Что делать? Похаживал я поблизости от самоохранника. На коротких стебельках подорожник поднялся: большие в жилках листья в прикорневой розетке. Лиловые тычинки. Тонкое благоухание. Вспомнилось Подмосковье, луга, склоны, тропинки. Волей дохнуло, жить захотелось…
Случилась в женской зоне вторая, минутная встреча с Лаймой, после чего я сказал Федору:
— Буду ждать ее. Кажется, она согласна…
— А чего ей терять? Ручаюсь — не захватят. Ну уж в крайнем случае прошмыгнет на мою постель, если не успеем скрыть ее под нарами. Я вину возьму на себя. Под нарами? А очень просто. Под вашей постелью две широкие доски, чтобы Лайму спрятать, а там ящики с посылками, колбасой пахнет. — Он рассмеялся. — Немец трепаться не любит.

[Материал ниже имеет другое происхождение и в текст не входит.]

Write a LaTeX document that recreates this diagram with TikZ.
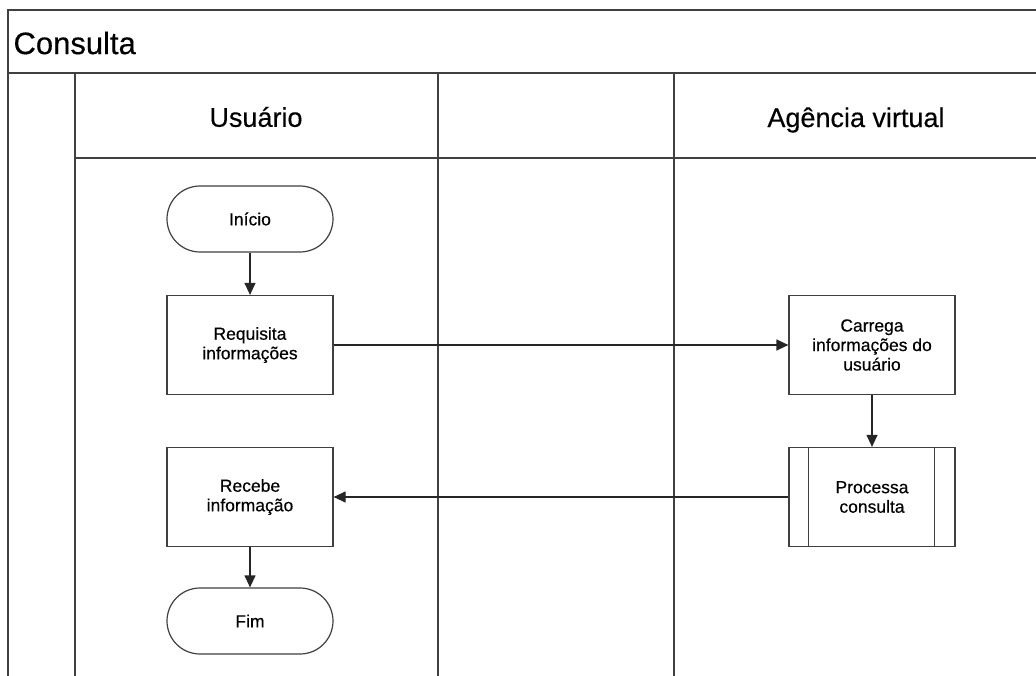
\documentclass[tikz,border=0pt]{standalone}
\usepackage{fontspec}
\setmainfont{Liberation Sans}[FakeBold=0.4]
\usetikzlibrary{arrows.meta}
\begin{document}
\begin{tikzpicture}[x=1pt,y=-1pt,
  frame/.style={draw=black!75,line width=1.3pt},
  box/.style={draw=black!75,line width=1.2pt,fill=white,minimum width=166pt,minimum height=99pt,
    align=center,font=\fontsize{17.5}{19.5}\selectfont,inner sep=2pt},
  terminal/.style={draw=black!75,line width=1.2pt,fill=white,minimum width=166pt,minimum height=66pt,
    rounded corners=33pt,align=center,font=\fontsize{17.5}{19.5}\selectfont},
  flow/.style={draw=black!85,line width=1.2pt,-{Triangle[length=12pt,width=11pt]}},
  lanehead/.style={font=\fontsize{27}{30}\selectfont},
  pooltitle/.style={font=\fontsize{31}{34}\selectfont,anchor=west}]
\useasboundingbox (0,0) rectangle (1036,676);
% pool frame, title band and lane header band
\draw[frame] (1036,10) -- (8,10) -- (8,676);
\draw[frame] (8,73) -- (1036,73);
\draw[frame] (75,158) -- (1036,158);
% lane separators
\draw[frame] (75,73) -- (75,676);
\draw[frame] (438,73) -- (438,676);
\draw[frame] (674,73) -- (674,676);
% titles
\node[pooltitle] (title) at (10,43) {Consulta};
\node[lanehead] (laneU) at (256,117) {Usuário};
\node[lanehead] (laneA) at (856,120) {Agência virtual};
% flow nodes
\node[terminal] (inicio) at (250,219) {Início};
\node[box] (req) at (250,345) {Requisita\\informações};
\node[box] (carrega) at (872,345) {Carrega\\informações do\\usuário};
\node[box] (proc) at (872,497) {Processa\\consulta};
\draw[draw=black!75,line width=1.2pt] ([xshift=20pt]proc.north west) -- ([xshift=20pt]proc.south west);
\draw[draw=black!75,line width=1.2pt] ([xshift=-21pt]proc.north east) -- ([xshift=-21pt]proc.south east);
\node[box] (recebe) at (250,497) {Recebe\\informação};
\node[terminal] (fim) at (250,621) {Fim};
% connectors
\draw[flow] (inicio) -- (req);
\draw[flow] (req) -- (carrega);
\draw[flow] (carrega) -- (proc);
\draw[flow] (proc.west) -- (recebe.east);
\draw[flow] (recebe) -- (fim);
\end{tikzpicture}
\end{document}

— А если она не согласна — под нары?
— Не согласится — на мою постель. Не дура. Был разговор. При всех возможностях я выступаю виноватым.
Умер мой первый дневальный, в прошлом киевский профессор, добытчик золота на Колыме. Вечером угощал меня украинским печеньем из посылки, а ночью тихо скончался. Не постучал ко мне в фанерную перегородку. Сердце! «Скачущий» пульс.
Все старички ждали волю, почти не было смертей в бараках, и вдруг она случилась. Погоревали, постояли тихо у ног страдальца. Федор сказал о профессоре:
— Скоро бы домой приехал… На Колыме выжил, а здесь…
Унесли труп, убрали постель. Самое страшное — умереть в тюрьме, в лагере: не обмоют, не обрядят в чистое.
Я взялся отправить в Киев незаконченное письмо старика к дочери и внукам, оно было нежное, с подробностями из детства дочери. Я запечалился — каково-то будет родным профессора?
— Наревутся, — ответил Федор.
С волнением ждал условленную встречу с Лаймой. Долго тянулся день. Под вечер пошел теплый дождик. Федор, вернувшийся с кухни, сказал, что Лайма собирается. Солнце медленно закатывалось, еще медленнее темнело.
В назначенное время немец сел у дверей моей комнатки, поглядывал в длинный полутемный барак, ожидая Лайму. Старички покашливали. Многие страдали бессонницей, да и днем высыпались.
— Невозможный народ, — злился Федор. — Днем дрыхнет, а ночью ворочается с боку на бок. Дед, ну что ты прешься к нам в полночь? Какой порошок? Совесть отморозил на прииске. Блох здесь нет. А вы прилягте, доктор.
— Шагает! Шагает в шинели, в буденовке. Бодро идет наша птичка. Старье принимает ее за мужика.
Сердце мое колотилось. Федор потушил свет, ушел на свою кровать в бараке поблизости от моей двери.
Примерно через полчаса Лайма спросила:
— А спрятаться здесь негде? Как говорится, на всякий случай?
— Есть где. Сдвинем доски из-под моего матраса и спустим тебя под нары. Надежно. Или за дверью спрячешься на постели Федора. Шинель и шлем — он придумал. Ты в самом деле из актрис?
— Да. Закончила консерваторию. И мама актриса. Она успела в Швецию, а у меня был жених в Ленинграде, он вызывает…
— За что тебя? Да еще — десятку?
— За маму, а второе — покойник дед из богачей, а отец офицером погиб в первую германскую. Если бы суд, но берут без суда…
Начались наши свидания, обычно в час ночи, в зависимости от дежурства охранника, мною подкупленного, который стоял у ворот между зонами.
Прошел месяц моего счастья.
— День, да наш, — говорил Федор. — Недаром держится старая поговорка заключенных: ты умри сегодня, а я — завтра… А мы с поварихой побаиваемся комендантши не из вольняшек, а из наших. Наша вреднее. Злющая, завистница, рылом не вышла, морда кирпича просит. Подкармливает ее моя повариха…
Заглянул к нам Залман Савельевич:
— Слабых нет? Ходят?
— Передвигаются. Мечтают о переезде в сельхоз. Лежачих не заметил, — отвечал я. — В запасе две бочки стланика. Гражданин начальник, извините за вопрос, в итоге стариков отвезут в глубь материка?